お母さんの期待
実習生として日本に娘を送る母親の気持ち
MJBL: 新型コロナウイルスの影響で娘さんの来日が遅れていますが、今の気持ちをお聞かせください。
コロナの影響がこんなに長引くとは想像もしていませんでした。すぐに来日できると思い、昨年のはじめに、娘はNGOの仕事を辞めてしまいました。無職の状態がもう一年以上が経過しています。NGOからまた働きに来ないかと言われたようですが、来日となれば、また辞めることになるので、娘は丁重に断ったようです。我が家の経済状況では、娘に仕事をしてほしいのですが、カトマンズでも仕事はなかなか見つからないようです。早く来日してほしいですね。
MJBL: 財団の公募を娘さんに隠していたそうですね。なぜでしょう。
ネパールでは悪徳人材派遣会社が多くて、騙される人も多くいます。だから、大事な娘ですから、心配で伝えることができませんでした。娘は他人から公募の話を聞いて、締め切り日に応募したそうです。娘には「何で教えてくれなかったの」と怒られましたよ。その後、日本の受入れ農家の方もカカニ村に訪問してくれ、今では娘を送り出す心の準備もできています。
MJBL: 実習先は日本のイチゴ農家です。娘さんは小さい頃から畑仕事を手伝ってきたそうですし、すぐに慣れると思いますが。
そうかも知れませんが、日本は規律や規則を重んじる国ですから、同じ農業といっても環境が違うので、苦労すると思います。娘は小さい頃から、わがままを言わずに家庭の状況を理解してくれました。だから、もともとはシラという名前だったのですが、シャハン(耐えるという意味)をつけて、シャハンシラという名前にしたのです。娘はどんな状況だろうと、耐えて仕事すると信じています。
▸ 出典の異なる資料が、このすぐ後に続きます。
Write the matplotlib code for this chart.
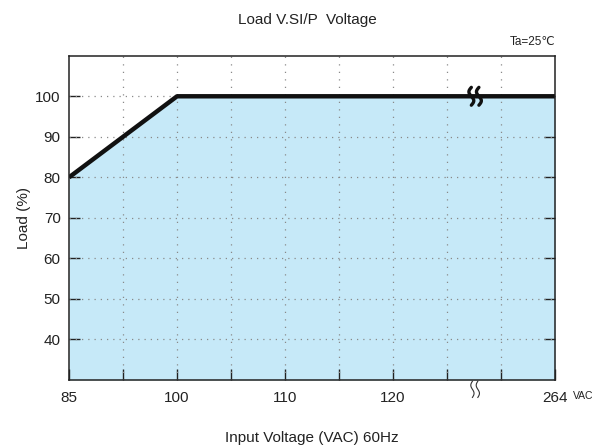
import numpy as np
import matplotlib
matplotlib.use("Agg")
import matplotlib.pyplot as plt

plt.rcParams['font.family'] = ['Liberation Sans', 'DejaVu Sans']

# derating curve: input voltage (VAC) vs load (%)
voltage = [85, 100, 264]
load = [80, 100, 100]

# x axis is drawn as a schematic: tick voltages sit on evenly spaced grid slots
tick_volts = [85, 100, 110, 120, 264]
tick_slots = [0, 2, 4, 6, 9]
y_ticks = [40, 50, 60, 70, 80, 90, 100]

def to_slot(v):
    return np.interp(v, tick_volts, tick_slots)

fig = plt.figure(figsize=(5.93, 4.46), dpi=100)
ax = fig.add_axes([0.1164, 0.148, 0.8196, 0.727])

xs = to_slot(voltage)
ax.fill_between(xs, load, 30, color='#c6e9f8', lw=0, zorder=1)
ax.plot(xs, load, color='#111111', lw=3.2, solid_capstyle='butt', zorder=4)

ax.set_xlim(0, 9)
ax.set_ylim(30, 110)

# dotted grid
for s in range(1, 9):
    ax.axvline(s, color='#8a8a8a', lw=0.9, ls=(0, (1, 5)), zorder=2)
for y in y_ticks:
    ax.axhline(y, color='#8a8a8a', lw=0.9, ls=(0, (1, 4)), zorder=2)

ax.set_xticks(range(0, 10))
ax.set_xticklabels(['85', '', '100', '', '110', '', '120', '', '', '264'])
ax.set_yticks(y_ticks)
ax.tick_params(axis='x', direction='in', length=8, width=1, pad=8, labelsize=11, colors='#222222')
ax.tick_params(axis='y', direction='in', length=8, width=1, pad=6, labelsize=11,
               right=True, colors='#222222')
for sp in ax.spines.values():
    sp.set_linewidth(1.1)
    sp.set_color('#222222')
    sp.set_zorder(5)

# break marks on the curve and below the x axis
t = np.linspace(-1, 1, 40)
bx = 7.52
for dx in (-0.07, 0.07):
    ax.plot(bx + dx - 0.045 * np.sin(t * np.pi), 100 + 2.2 * t,
            color='#111111', lw=2.4, zorder=6, solid_capstyle='round', clip_on=False)
for dx in (-0.05, 0.05):
    ax.plot(bx + dx - 0.03 * np.sin(t * np.pi), 27.7 + 2.0 * t,
            color='#333333', lw=0.8, zorder=6, clip_on=False)

ax.text(1.0, 1.025, 'Ta=25\u2103', transform=ax.transAxes, ha='right', va='bottom',
        fontsize=8.5, color='#222222')
ax.text(9.34, -0.05, 'VAC', transform=ax.get_xaxis_transform(), fontsize=7.5,
        ha='left', va='center', color='#222222')

fig.text(0.518, 0.955, 'Load V.SI/P  Voltage', ha='center', va='center', fontsize=11, color='#222222')
ax.set_xlabel('Input Voltage (VAC) 60Hz', fontsize=11, color='#222222', labelpad=19)
ax.set_ylabel('Load (%)', fontsize=11, color='#222222', labelpad=3)

fig.savefig('out.png', dpi=100)
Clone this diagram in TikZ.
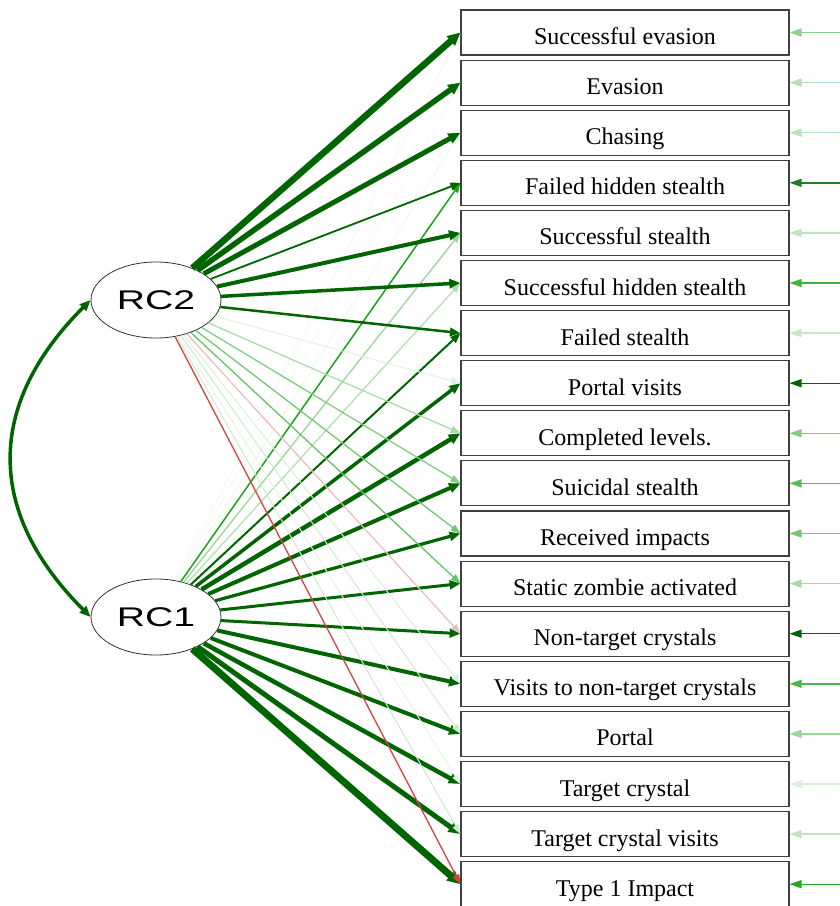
\documentclass[tikz,border=0pt]{standalone}
\usepackage{fontspec}
\setmainfont{Liberation Serif}
\newfontfamily\rcfont{Liberation Sans}
\usepackage{graphicx}
\usetikzlibrary{positioning,shapes.geometric,arrows.meta}
\definecolor{darkpos}{RGB}{0,100,0}
\definecolor{pos}{RGB}{0,153,0}
\definecolor{neg}{RGB}{200,20,20}
\tikzset{
  obsbox/.style={draw=black!75, line width=1.1pt, minimum width=328pt, minimum height=45pt,
    inner sep=0pt, text height=24pt, text depth=0pt, font=\fontsize{24}{28}\selectfont},
  latent/.style={ellipse, draw=black!80, line width=0.8pt, fill=white, minimum width=130pt,
    minimum height=76pt, inner sep=0pt, font=\rcfont\fontsize{27}{30}\selectfont},
  load/.style={-{Triangle[length=9pt 0.6,width=6pt 0.9]}},
  resid/.style={-{Triangle[length=12pt,width=8pt]}, line width=1.4pt},
}

\begin{document}
\begin{tikzpicture}[x=1pt,y=-1pt]
  \useasboundingbox (0,0) rectangle (840,906);
  \node[latent] (rc2) at (156,300) {\scalebox{1.45}[1]{RC2}};
  \node[latent] (rc1) at (156,617) {\scalebox{1.45}[1]{RC1}};

  % observed variables
  \coordinate (m0) at (625,5.45);
  \foreach \lab [count=\i, remember=\i as \j (initially 0)] in
    {Successful evasion, Evasion, Chasing, Failed hidden stealth, Successful stealth,
     Successful hidden stealth, Failed stealth, Portal visits, Completed levels.,
     Suicidal stealth, Received impacts, Static zombie activated, Non-target crystals,
     Visits to non-target crystals, Portal, Target crystal, Target crystal visits, Type 1 Impact}
    \node[obsbox, below=4pt of m\j] (m\i) {\lab};

  % loadings
  \foreach \t/\w/\c in {1/0.8/neg!6, 2/0.8/pos!6, 3/0.8/pos!8, 4/1.5/pos!90, 5/1.3/pos!40,
      6/1.3/pos!30, 7/2/darkpos, 8/3.5/darkpos, 9/4.5/darkpos, 10/4/darkpos, 11/3.2/darkpos,
      12/3/darkpos, 13/3/darkpos, 14/4/darkpos, 15/4/darkpos, 16/4.5/darkpos, 17/5/darkpos,
      18/7/darkpos}
    \draw[load, line width=\w pt, \c] (rc1) -- (m\t.west);
  \foreach \t/\w/\c in {1/6.5/darkpos, 2/5.5/darkpos, 3/5/darkpos, 4/1.8/darkpos, 5/4/darkpos,
      6/3.5/darkpos, 7/2.5/darkpos, 8/1/pos!12, 9/1.2/pos!35, 10/1.3/pos!50, 11/1.3/pos!55,
      12/1.3/pos!60, 13/1.2/neg!30, 14/1/pos!15, 15/1/pos!20, 16/1/pos!10, 17/1/pos!20,
      18/1.3/neg!80}
    \draw[load, line width=\w pt, \c] (rc2) -- (m\t.west);

  % residuals
  \foreach \t/\c in {1/pos!45, 2/pos!30, 3/pos!28, 4/darkpos!85, 5/pos!25, 6/pos!75, 7/pos!22,
      8/darkpos, 9/pos!50, 10/pos!65, 11/pos!55, 12/pos!35, 13/darkpos, 14/pos!70, 15/pos!40,
      16/pos!15, 17/pos!25, 18/pos!85} {
    \coordinate (r\t) at (845,0 |- m\t.east);
    \draw[resid, \c] (r\t) -- (m\t.east);
  }

  % factor covariance
  \draw[{Triangle[length=11pt,width=9pt]}-{Triangle[length=11pt,width=9pt]}, line width=3.5pt, darkpos]
    (rc2.west) to[out=225,in=135,looseness=1.2] (rc1.west);
\end{tikzpicture}
\end{document}
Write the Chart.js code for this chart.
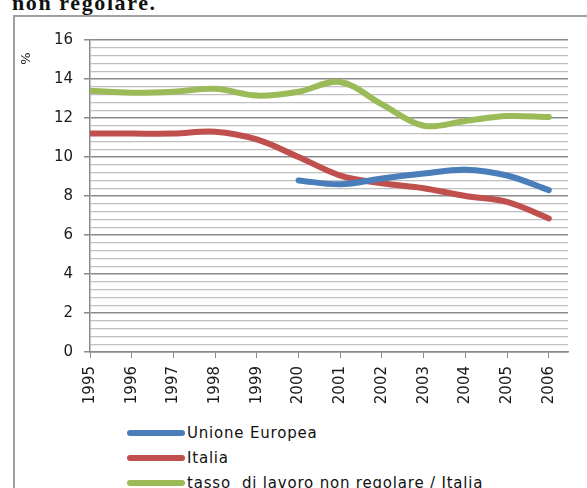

MJBL: 実習制度を通じて、娘さんに期待することは何でしょうか。
ネパールで応用できる技術を学んでほしいです。また、ネパールに帰ってきたら、自分の土地を購入して、そこでいちご栽培をしてほしいです。我が家は母子家庭なので、他人の畑を借りて、とうもろこし、大根、えんどう豆、キュウリ、いちごを栽培して生計を立ててきました。集荷の車が深夜1時に来ていたので、夜もろくに寝ることができず、本当に大変でした。苦労してきた分、娘には経済的に自立してほしいと思っています。